Find all lines in the records that include the word "LaTeX", and copy them out.

Entries shown
-=-=-

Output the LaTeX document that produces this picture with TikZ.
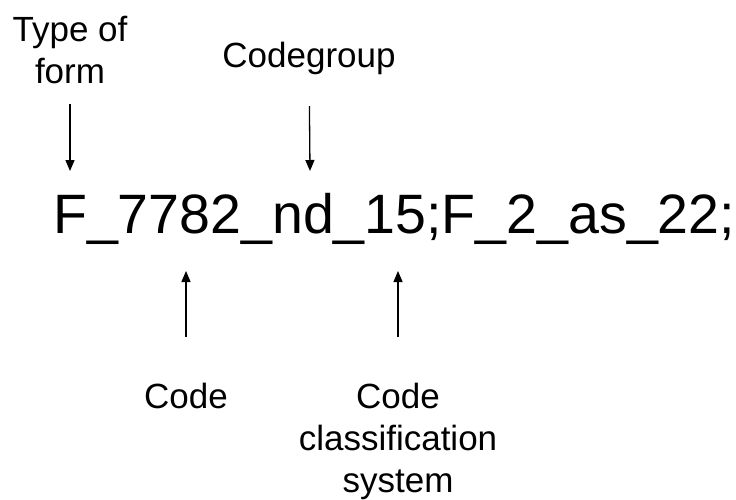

-=-=-

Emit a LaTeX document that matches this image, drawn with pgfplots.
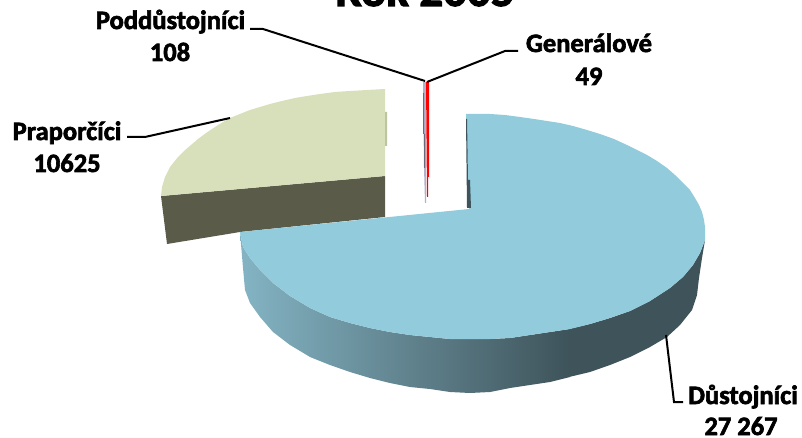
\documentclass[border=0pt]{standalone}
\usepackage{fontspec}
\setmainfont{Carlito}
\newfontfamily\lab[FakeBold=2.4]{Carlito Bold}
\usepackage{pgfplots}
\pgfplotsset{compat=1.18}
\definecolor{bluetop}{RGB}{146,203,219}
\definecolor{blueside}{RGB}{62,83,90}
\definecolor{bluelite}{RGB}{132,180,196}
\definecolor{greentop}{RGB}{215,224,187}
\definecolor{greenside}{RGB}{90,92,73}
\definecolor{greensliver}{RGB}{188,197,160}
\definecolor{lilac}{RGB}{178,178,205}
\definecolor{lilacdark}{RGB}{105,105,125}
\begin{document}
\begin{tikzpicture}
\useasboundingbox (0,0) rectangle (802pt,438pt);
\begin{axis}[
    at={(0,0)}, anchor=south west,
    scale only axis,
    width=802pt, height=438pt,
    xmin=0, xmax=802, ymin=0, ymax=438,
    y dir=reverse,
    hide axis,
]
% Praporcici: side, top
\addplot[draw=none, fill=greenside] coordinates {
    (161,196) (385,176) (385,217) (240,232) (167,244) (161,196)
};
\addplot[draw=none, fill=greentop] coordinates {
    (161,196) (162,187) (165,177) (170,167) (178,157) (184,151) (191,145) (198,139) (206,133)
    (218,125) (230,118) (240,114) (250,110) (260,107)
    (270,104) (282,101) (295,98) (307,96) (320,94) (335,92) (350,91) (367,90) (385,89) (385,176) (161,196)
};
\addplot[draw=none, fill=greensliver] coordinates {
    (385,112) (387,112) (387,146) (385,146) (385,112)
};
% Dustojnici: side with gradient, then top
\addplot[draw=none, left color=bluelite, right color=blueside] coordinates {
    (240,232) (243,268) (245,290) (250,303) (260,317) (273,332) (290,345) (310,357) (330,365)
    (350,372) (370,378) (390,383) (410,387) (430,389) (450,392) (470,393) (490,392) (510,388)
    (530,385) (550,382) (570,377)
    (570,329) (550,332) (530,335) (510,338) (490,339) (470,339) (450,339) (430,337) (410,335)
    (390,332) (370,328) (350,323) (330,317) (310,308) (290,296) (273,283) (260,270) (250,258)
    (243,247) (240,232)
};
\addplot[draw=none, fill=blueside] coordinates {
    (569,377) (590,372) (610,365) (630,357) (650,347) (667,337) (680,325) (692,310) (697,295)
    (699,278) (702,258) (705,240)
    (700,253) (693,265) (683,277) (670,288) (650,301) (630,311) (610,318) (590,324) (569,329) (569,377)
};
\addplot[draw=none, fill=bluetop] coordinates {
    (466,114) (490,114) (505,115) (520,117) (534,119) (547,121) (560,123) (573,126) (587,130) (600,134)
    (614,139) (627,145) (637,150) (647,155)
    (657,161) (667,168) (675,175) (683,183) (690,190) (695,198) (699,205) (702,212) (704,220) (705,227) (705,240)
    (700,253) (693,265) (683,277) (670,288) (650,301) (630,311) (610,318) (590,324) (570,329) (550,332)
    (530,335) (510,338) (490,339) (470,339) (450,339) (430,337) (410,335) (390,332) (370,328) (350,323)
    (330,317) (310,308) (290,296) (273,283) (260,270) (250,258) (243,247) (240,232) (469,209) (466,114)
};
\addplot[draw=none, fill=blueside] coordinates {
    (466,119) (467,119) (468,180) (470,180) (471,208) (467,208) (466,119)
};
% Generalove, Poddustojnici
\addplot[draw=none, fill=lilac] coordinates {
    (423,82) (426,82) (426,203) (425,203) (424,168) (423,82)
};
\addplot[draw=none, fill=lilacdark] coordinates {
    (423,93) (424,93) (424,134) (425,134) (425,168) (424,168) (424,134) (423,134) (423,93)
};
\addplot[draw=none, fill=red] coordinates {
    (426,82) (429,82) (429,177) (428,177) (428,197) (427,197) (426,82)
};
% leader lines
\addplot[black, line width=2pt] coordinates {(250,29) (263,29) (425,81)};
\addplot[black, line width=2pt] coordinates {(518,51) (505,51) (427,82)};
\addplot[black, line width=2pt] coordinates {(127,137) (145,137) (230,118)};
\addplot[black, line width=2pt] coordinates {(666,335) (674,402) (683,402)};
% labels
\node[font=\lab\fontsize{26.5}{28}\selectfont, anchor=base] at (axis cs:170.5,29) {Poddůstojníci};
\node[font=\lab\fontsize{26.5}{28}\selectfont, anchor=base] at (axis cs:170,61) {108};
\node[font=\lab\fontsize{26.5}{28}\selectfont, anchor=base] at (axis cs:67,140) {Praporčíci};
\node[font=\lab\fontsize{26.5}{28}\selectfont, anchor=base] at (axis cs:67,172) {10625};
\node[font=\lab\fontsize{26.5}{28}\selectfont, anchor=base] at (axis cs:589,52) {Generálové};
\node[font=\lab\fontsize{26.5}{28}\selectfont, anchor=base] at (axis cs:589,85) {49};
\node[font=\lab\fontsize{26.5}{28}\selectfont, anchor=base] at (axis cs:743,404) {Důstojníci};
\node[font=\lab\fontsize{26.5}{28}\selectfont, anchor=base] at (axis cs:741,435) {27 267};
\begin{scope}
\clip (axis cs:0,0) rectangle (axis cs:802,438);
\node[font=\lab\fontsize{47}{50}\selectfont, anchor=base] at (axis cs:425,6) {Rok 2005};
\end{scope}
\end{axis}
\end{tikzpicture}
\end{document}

-=-=-

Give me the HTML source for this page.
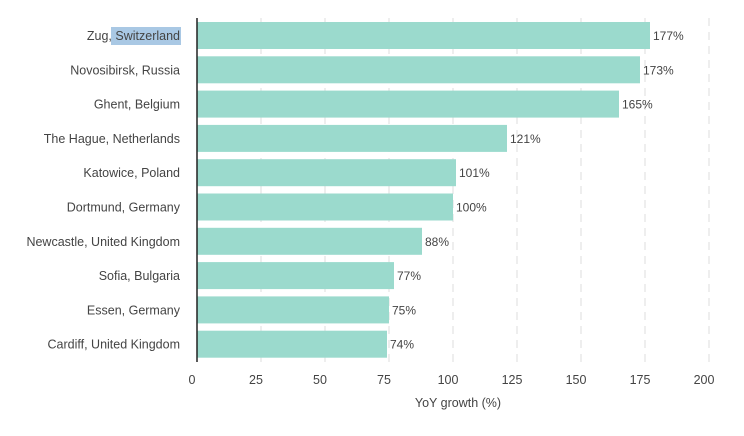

-=-=-

The solution
Output the LaTeX document that produces this picture with TikZ.
Emit a LaTeX document that matches this image, drawn with pgfplots.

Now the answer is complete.